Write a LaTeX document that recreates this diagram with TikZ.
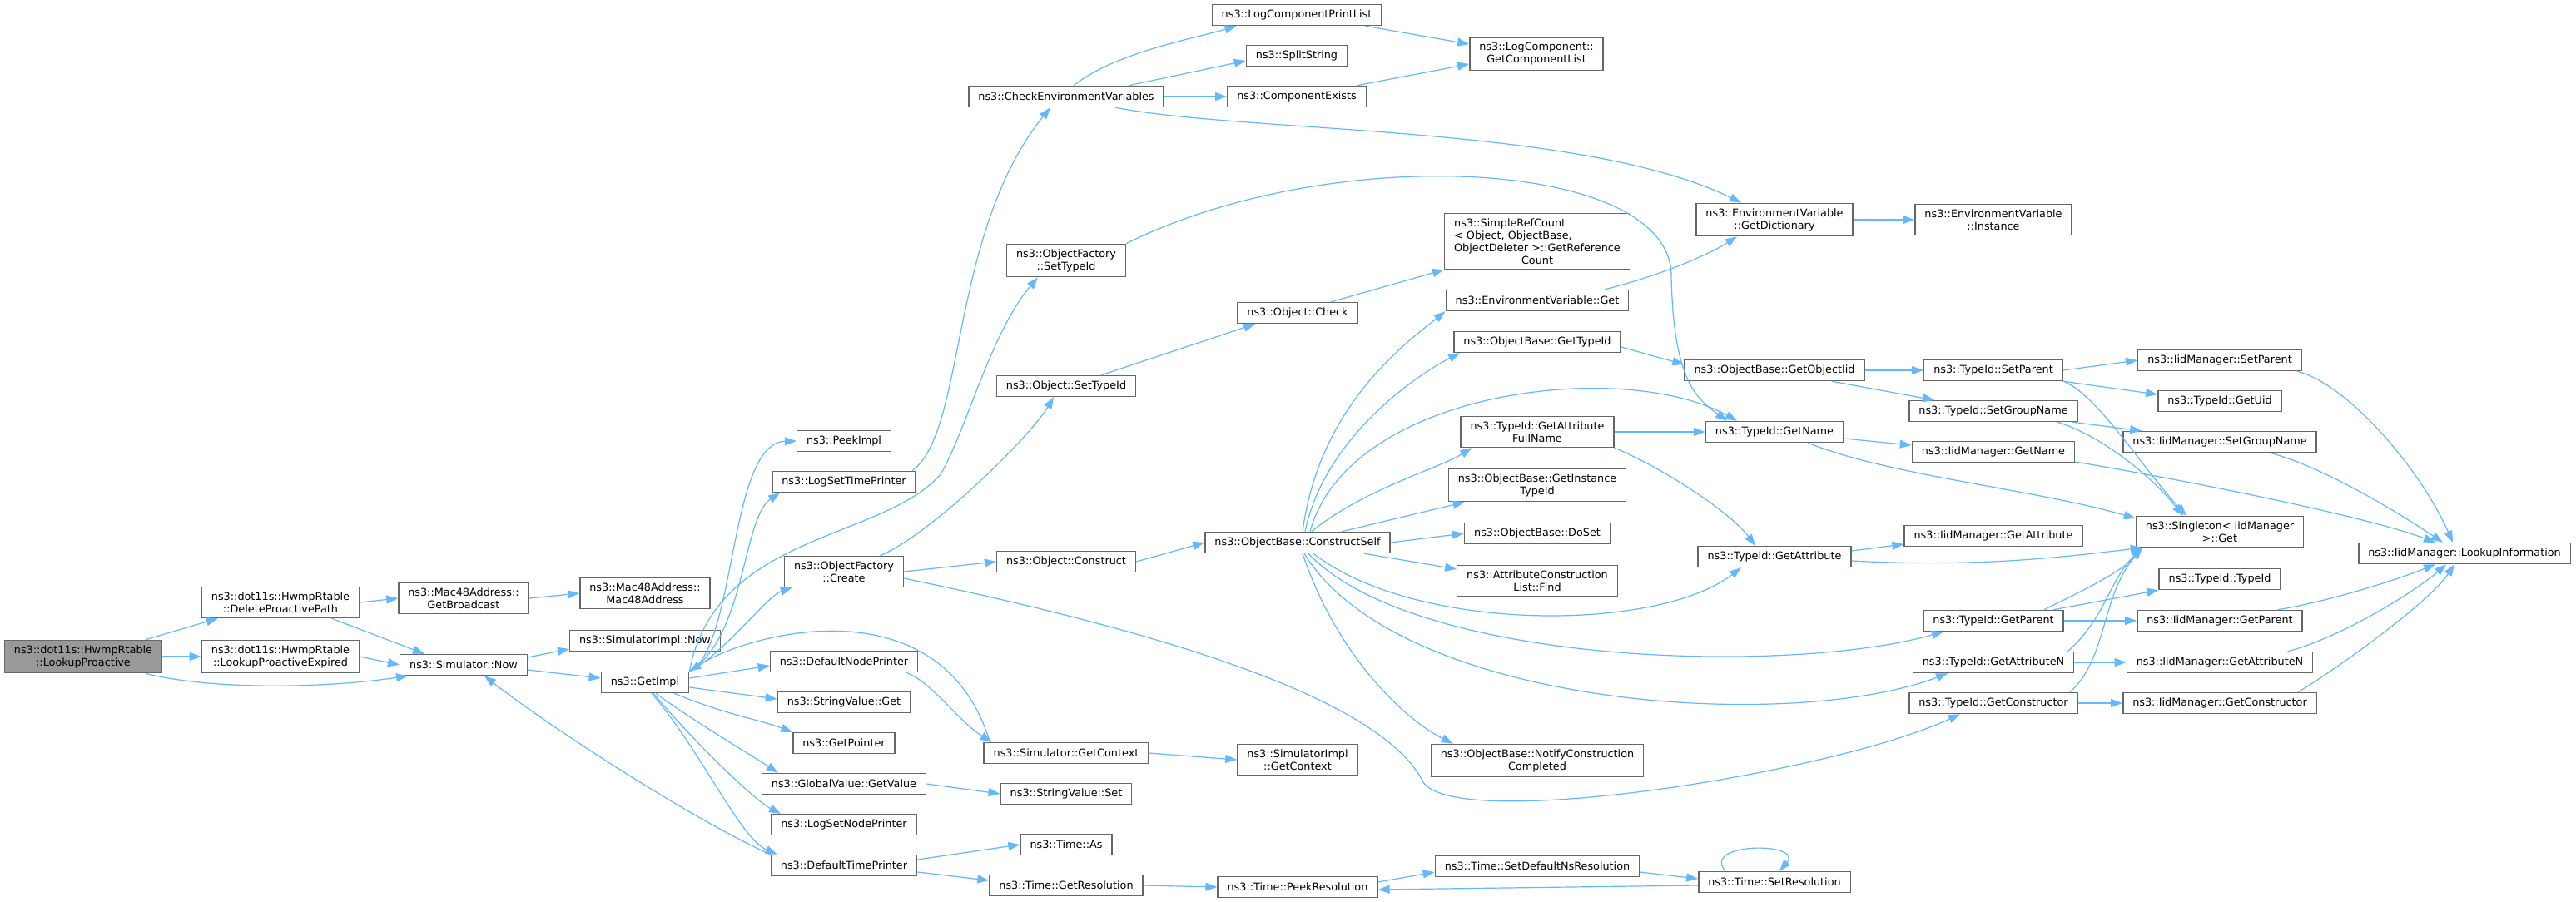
\documentclass[tikz,border=0pt]{standalone}
\usepackage{fontspec}
\setmainfont{DejaVu Sans}
\usepackage{calc}
\usepackage{xcolor}
\usepackage{tikz}
\usetikzlibrary{arrows.meta}
\definecolor{azzurro}{HTML}{63B8FF}
\definecolor{bordo}{HTML}{666666}
\definecolor{grigio}{HTML}{999999}

\begin{document}
\begin{tikzpicture}[x=1pt, y=-1pt,
    every node/.style={
        rectangle, draw=bordo, line width=1.4pt,
        fill=white, align=center,
        inner xsep=11.5pt, inner ysep=6pt, minimum height=25pt,
        font=\fontsize{12.8}{15}\selectfont % stesso corpo per tutte le caselle
    },
    radice/.style={fill=grigio},
    chiamata/.style={draw=azzurro, line width=1.2pt, -{Triangle[length=14pt,width=10pt]}}
]
\useasboundingbox[fill=white] (0,0) rectangle (3095,1084);

% colonne da sinistra a destra
\node[radice] (lp) at (100,789) {ns3::dot11s::HwmpRtable\\::LookupProactive};
\node (dpp) at (337,724) {ns3::dot11s::HwmpRtable\\::DeleteProactivePath};
\node (lpe) at (337,789) {ns3::dot11s::HwmpRtable\\::LookupProactiveExpired};
\node (gb) at (557,719) {ns3::Mac48Address::\\GetBroadcast};
\node (snow) at (557,799) {ns3::Simulator::Now};
\node (mm) at (775,713) {ns3::Mac48Address::\\Mac48Address};
\node (sin) at (775,770) {ns3::SimulatorImpl::Now};
\node (getimpl) at (775,820) {ns3::GetImpl};
\node (peekimpl) at (1014,530) {ns3::PeekImpl};
\node (lstp) at (1014,579) {ns3::LogSetTimePrinter};
\node (create) at (1014,687) {ns3::ObjectFactory\\::Create};
\node (dnp) at (1014,795) {ns3::DefaultNodePrinter};
\node (svget) at (1014,844) {ns3::StringValue::Get};
\node (getpointer) at (1014,893) {ns3::GetPointer};
\node (gvget) at (1014,942) {ns3::GlobalValue::GetValue};
\node (lsnp) at (1014,991) {ns3::LogSetNodePrinter};
\node (dtp) at (1014,1040) {ns3::DefaultTimePrinter};
\node (checkenv) at (1281,116) {ns3::CheckEnvironmentVariables};
\node (ofsettypeid) at (1281,313) {ns3::ObjectFactory\\::SetTypeId};
\node (objsettypeid) at (1281,464) {ns3::Object::SetTypeId};
\node (construct) at (1281,675) {ns3::Object::Construct};
\node (simgetcontext) at (1281,905) {ns3::Simulator::GetContext};
\node (svset) at (1281,954) {ns3::StringValue::Set};
\node (timeas) at (1281,1015) {ns3::Time::As};
\node (getres) at (1281,1064) {ns3::Time::GetResolution};
\node (lcpl) at (1558,18) {ns3::LogComponentPrintList};
\node (split) at (1558,67) {ns3::SplitString};
\node (compexists) at (1558,116) {ns3::ComponentExists};
\node (objcheck) at (1559,376) {ns3::Object::Check};
\node (constructself) at (1559,652) {ns3::ObjectBase::ConstructSelf};
\node (sigetcontext) at (1559,913) {ns3::SimulatorImpl\\::GetContext};
\node (peekres) at (1559,1066) {ns3::Time::PeekResolution};
\node (getcomplist) at (1846,65) {ns3::LogComponent::\\GetComponentList};
\node (simplerefcount) at (1847,290) {\makebox[\widthof{ObjectDeleter >::GetReference}][l]{ns3::SimpleRefCount}\\\makebox[\widthof{ObjectDeleter >::GetReference}][l]{< Object, ObjectBase,}\\ObjectDeleter >::GetReference\\Count};
\node (envget) at (1847,361) {ns3::EnvironmentVariable::Get};
\node (obgettypeid) at (1847,411) {ns3::ObjectBase::GetTypeId};
\node (getattrfullname) at (1847,519) {ns3::TypeId::GetAttribute\\FullName};
\node (getinsttypeid) at (1847,583) {ns3::ObjectBase::GetInstance\\TypeId};
\node (doset) at (1847,641) {ns3::ObjectBase::DoSet};
\node (aclfind) at (1847,698) {ns3::AttributeConstruction\\List::Find};
\node (notifycc) at (1847,914) {ns3::ObjectBase::NotifyConstruction\\Completed};
\node (setdefns) at (1847,1041) {ns3::Time::SetDefaultNsResolution};
\node (getdict) at (2132,264) {ns3::EnvironmentVariable\\::GetDictionary};
\node (getobjectiid) at (2132,445) {ns3::ObjectBase::GetObjectIid};
\node (tigetname) at (2132,519) {ns3::TypeId::GetName};
\node (tigetattr) at (2132,669) {ns3::TypeId::GetAttribute};
\node (setres) at (2132,1060) {ns3::Time::SetResolution};
\node (envinstance) at (2395,264) {ns3::EnvironmentVariable\\::Instance};
\node (tisetparent) at (2395,445) {ns3::TypeId::SetParent};
\node (tisetgroupname) at (2395,494) {ns3::TypeId::SetGroupName};
\node (iidgetname) at (2395,543) {ns3::IidManager::GetName};
\node (iidgetattr) at (2395,644) {ns3::IidManager::GetAttribute};
\node (tigetparent) at (2395,746) {ns3::TypeId::GetParent};
\node (tigetattrn) at (2395,796) {ns3::TypeId::GetAttributeN};
\node (tigetctor) at (2395,845) {ns3::TypeId::GetConstructor};
\node (iidsetparent) at (2667,433) {ns3::IidManager::SetParent};
\node (getuid) at (2667,482) {ns3::TypeId::GetUid};
\node (iidsetgroupname) at (2667,531) {ns3::IidManager::SetGroupName};
\node (singleton) at (2667,639) {ns3::Singleton< IidManager\\ >::Get};
\node (titypeid) at (2667,696) {ns3::TypeId::TypeId};
\node (iidgetparent) at (2667,746) {ns3::IidManager::GetParent};
\node (iidgetattrn) at (2667,796) {ns3::IidManager::GetAttributeN};
\node (iidgetctor) at (2667,845) {ns3::IidManager::GetConstructor};
\node (lookupinfo) at (2961,665) {ns3::IidManager::LookupInformation};

% chiamate dritte
\foreach \sorg/\dest in {lp/lpe, dpp/gb, lpe/snow, gb/mm, gvget/svset,
    simgetcontext/sigetcontext, getres/peekres, checkenv/compexists,
    create/construct, construct/constructself, constructself/doset,
    getdict/envinstance, getattrfullname/tigetname, getobjectiid/tisetparent,
    tisetparent/iidsetparent, tigetparent/iidgetparent,
    tigetattrn/iidgetattrn, tigetctor/iidgetctor}
    \draw[chiamata] (\sorg.east) -- (\dest.west);

\draw[chiamata] ([xshift=-20pt]lp.north east) -- ([xshift=20pt]dpp.south west);
\draw[chiamata] ([xshift=-34pt]dpp.south east) -- ([xshift=30pt]snow.north west);
\draw[chiamata] ([yshift=9pt]snow.east) -- ([yshift=-10pt]sin.west);
\draw[chiamata] ([yshift=-6pt]snow.east) -- ([yshift=5pt]getimpl.west);
\draw[chiamata] ([yshift=5pt]getimpl.east) -- ([yshift=-5pt]dnp.west);
\draw[chiamata] ([yshift=-6pt]getimpl.east) -- ([yshift=4pt]svget.west);
\draw[chiamata] ([yshift=7pt]dtp.east) -- (timeas.west);
\draw[chiamata] ([yshift=-8pt]dtp.east) -- ([yshift=6pt]getres.west);
\draw[chiamata] ([yshift=6pt]peekres.east) -- ([yshift=-7pt]setdefns.west);
\draw[chiamata] ([yshift=-7pt]setdefns.east) -- ([yshift=4pt]setres.west);
\draw[chiamata] ([yshift=-4pt]setres.west) -- ([yshift=-3pt]peekres.east);
\draw[chiamata] ([yshift=-6pt]obgettypeid.east) -- ([yshift=7pt]getobjectiid.west);
\draw[chiamata] ([yshift=-8pt]tigetname.east) -- ([yshift=8pt]iidgetname.west);
\draw[chiamata] ([yshift=7pt]tigetattr.east) -- ([yshift=-10pt]iidgetattr.west);
\draw[chiamata] ([xshift=-13pt]tigetparent.north east) -- (titypeid.south west);
\draw[chiamata] (tisetparent.south east) -- ([yshift=8pt]getuid.west);
\draw[chiamata] ([xshift=-7pt]tisetgroupname.south east) -- ([xshift=23pt]iidsetgroupname.north west);
\draw[chiamata] ([xshift=-40pt]getobjectiid.south east) -- ([xshift=31pt]tisetgroupname.north west);
\draw[chiamata] ([xshift=-20pt]lcpl.south east) -- ([yshift=12pt]getcomplist.west);
\draw[chiamata] ([xshift=-12pt]compexists.north east) -- ([yshift=-12pt]getcomplist.west);
\draw[chiamata] ([xshift=75pt]checkenv.north) -- ([yshift=-6pt]split.west);
\draw[chiamata] ([xshift=42pt]objsettypeid.north) -- ([xshift=22pt]objcheck.south west);
\draw[chiamata] ([xshift=40pt]objcheck.north) -- (simplerefcount.south west);
\draw[chiamata] ([xshift=53pt]constructself.north) -- ([xshift=20pt]getinsttypeid.south west);
\draw[chiamata] ([xshift=80pt]constructself.south) -- ([yshift=14pt]aclfind.west);

% chiamate curve
\draw[chiamata] ([xshift=-20pt]lp.south east) .. controls +(80,20) and +(-100,15) .. ([xshift=10pt]snow.south west);
\draw[chiamata] (dtp.north west) .. controls +(-100,-45) and +(70,55) .. ([xshift=25pt]snow.south);
\draw[chiamata] (getimpl.north east) .. controls +(57,-28) and +(-82,2) .. (peekimpl.west);
\draw[chiamata] (getimpl.north east) .. controls +(67,-40) and +(-45,30) .. ([xshift=10pt]lstp.south west);
\draw[chiamata] (getimpl.north east) .. controls (860,640) and (1060,650) .. (1130,570)
    .. controls (1160,520) and (1190,400) .. ([xshift=-34pt]ofsettypeid.south);
\draw[chiamata] ([xshift=-5pt]lstp.north east) .. controls +(65,-47) and +(-122,151) .. ([xshift=-19pt]checkenv.south);
\draw[chiamata] (getimpl.north east) .. controls +(40,-20) and +(-30,10) .. ([xshift=10pt]create.south west);
\draw[chiamata] ([xshift=35pt]getimpl.south) .. controls +(60,25) and +(-40,-15) .. (getpointer.north west);
\draw[chiamata] ([xshift=13pt]getimpl.south) .. controls +(40,30) and +(-30,-20) .. ([xshift=20pt]gvget.north west);
\draw[chiamata] ([xshift=10pt]getimpl.south) .. controls +(50,60) and +(-30,-15) .. ([xshift=12pt]lsnp.north west);
\draw[chiamata] ([xshift=8pt]getimpl.south) .. controls +(60,70) and +(-45,-20) .. ([xshift=8pt]dtp.north west);
\draw[chiamata] ([xshift=-15pt]dnp.south east) .. controls +(30,10) and +(-40,-25) .. ([xshift=10pt]simgetcontext.north west);
\draw[chiamata] ([xshift=8pt]simgetcontext.north west) .. controls +(-59,-192) and +(72,-47) .. (getimpl.north east);
\draw[chiamata] ([xshift=-29pt]create.north east) .. controls +(60,-25) and +(-30,50) .. ([xshift=-15pt]objsettypeid.south);
\draw[chiamata] ([yshift=-8pt]create.east) .. controls (1400,760) and (1660,840) .. (1710,940)
    .. controls (1750,1000) and (2200,930) .. ([xshift=-40pt]tigetctor.south);
\draw[chiamata] ([xshift=9pt]checkenv.north) .. controls +(50,-40) and +(-50,15) .. ([xshift=30pt]lcpl.south west);
\draw[chiamata] ([xshift=59pt]checkenv.south) .. controls +(160,31) and +(-192,-94) .. ([xshift=-40pt]getdict.north);
\draw[chiamata] (ofsettypeid.north east) .. controls (1600,170) and (2005,190) .. (2008,330)
    .. controls (2010,460) and (2040,480) .. ([xshift=-57pt]tigetname.north);
\draw[chiamata] ([xshift=6pt]constructself.north) .. controls +(20,-150) and +(-50,40) .. (envget.south west);
\draw[chiamata] ([xshift=9pt]constructself.north) .. controls +(25,-120) and +(-40,20) .. ([xshift=8pt]obgettypeid.south west);
\draw[chiamata] ([xshift=15pt]constructself.north) .. controls +(46,-170) and +(-137,-76) .. ([xshift=-45pt]tigetname.north);
\draw[chiamata] ([xshift=17pt]constructself.north) .. controls +(60,-50) and +(-40,25) .. ([xshift=14pt]getattrfullname.south west);
\draw[chiamata] ([xshift=19pt]constructself.south) .. controls +(122,95) and +(-102,78) .. ([xshift=-40pt]tigetattr.south);
\draw[chiamata] ([xshift=13pt]constructself.south) .. controls +(128,135) and +(-185,52) .. ([xshift=-60pt]tigetparent.south);
\draw[chiamata] ([xshift=8pt]constructself.south) .. controls +(113,185) and +(-190,72) .. ([xshift=-55pt]tigetattrn.south);
\draw[chiamata] ([xshift=6pt]constructself.south) .. controls +(40,120) and +(-60,-30) .. ([xshift=27pt]notifycc.north west);
\draw[chiamata] ([xshift=81pt]envget.north) .. controls +(60,-15) and +(-40,25) .. ([xshift=-45pt]getdict.south);
\draw[chiamata] (getattrfullname.south east) .. controls +(60,25) and +(-30,-40) .. ([xshift=-23pt]tigetattr.north);
\draw[chiamata] ([xshift=40pt]tigetname.south) .. controls +(100,40) and +(-120,-35) .. ([yshift=16pt]singleton.west);
\draw[chiamata] (tisetparent.south east) .. controls +(40,15) and +(-55,-60) .. ([xshift=-40pt]singleton.north);
\draw[chiamata] ([xshift=-25pt]tisetgroupname.south east) .. controls +(50,15) and +(-40,-50) .. ([xshift=-44pt]singleton.north);
\draw[chiamata] ([yshift=-12pt]iidgetname.east) .. controls +(150,25) and +(-80,-30) .. ([xshift=-35pt]lookupinfo.north);
\draw[chiamata] ([yshift=-5pt]tigetattr.east) .. controls +(150,8) and +(-100,12) .. ([xshift=8pt]singleton.south west);
\draw[chiamata] ([xshift=-24pt]tigetparent.north east) .. controls +(40,-20) and +(-25,30) .. ([xshift=8pt]singleton.south west);
\draw[chiamata] ([xshift=-8pt]tigetattrn.north east) .. controls +(45,-40) and +(-40,40) .. ([xshift=8pt]singleton.south west);
\draw[chiamata] ([xshift=-10pt]tigetctor.north east) .. controls +(45,-40) and +(-50,60) .. ([xshift=8pt]singleton.south west);
\draw[chiamata] ([xshift=-6pt]iidsetparent.south east) .. controls +(60,15) and +(-40,-90) .. ([xshift=-14pt]lookupinfo.north);
\draw[chiamata] ([xshift=-57pt]iidsetgroupname.south east) .. controls +(60,15) and +(-60,-40) .. ([xshift=-26pt]lookupinfo.north);
\draw[chiamata] ([xshift=-30pt]iidgetparent.north east) .. controls +(60,-10) and +(-50,20) .. ([xshift=-35pt]lookupinfo.south);
\draw[chiamata] ([xshift=-31pt]iidgetattrn.north east) .. controls +(60,-15) and +(-40,35) .. ([xshift=-22pt]lookupinfo.south);
\draw[chiamata] ([xshift=-23pt]iidgetctor.north east) .. controls +(50,-30) and +(-30,45) .. ([xshift=-12pt]lookupinfo.south);
\draw[chiamata] ([xshift=-59pt]setres.north) .. controls +(-30,-35) and +(30,-35) .. ([xshift=6pt]setres.north);
\end{tikzpicture}
\end{document}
+ + +
*WHAT TO DO*
Your task is to restate word for word the lines from the top of the data to the line containing "(0,0) rectangle (3095,1084);", both ends included, with every picture left out.

*RESULT*
Write a LaTeX document that recreates this diagram with TikZ.
\documentclass[tikz,border=0pt]{standalone}
\usepackage{fontspec}
\setmainfont{DejaVu Sans}
\usepackage{calc}
\usepackage{xcolor}
\usepackage{tikz}
\usetikzlibrary{arrows.meta}
\definecolor{azzurro}{HTML}{63B8FF}
\definecolor{bordo}{HTML}{666666}
\definecolor{grigio}{HTML}{999999}

\begin{document}
\begin{tikzpicture}[x=1pt, y=-1pt,
    every node/.style={
        rectangle, draw=bordo, line width=1.4pt,
        fill=white, align=center,
        inner xsep=11.5pt, inner ysep=6pt, minimum height=25pt,
        font=\fontsize{12.8}{15}\selectfont % stesso corpo per tutte le caselle
    },
    radice/.style={fill=grigio},
    chiamata/.style={draw=azzurro, line width=1.2pt, -{Triangle[length=14pt,width=10pt]}}
]
\useasboundingbox[fill=white] (0,0) rectangle (3095,1084);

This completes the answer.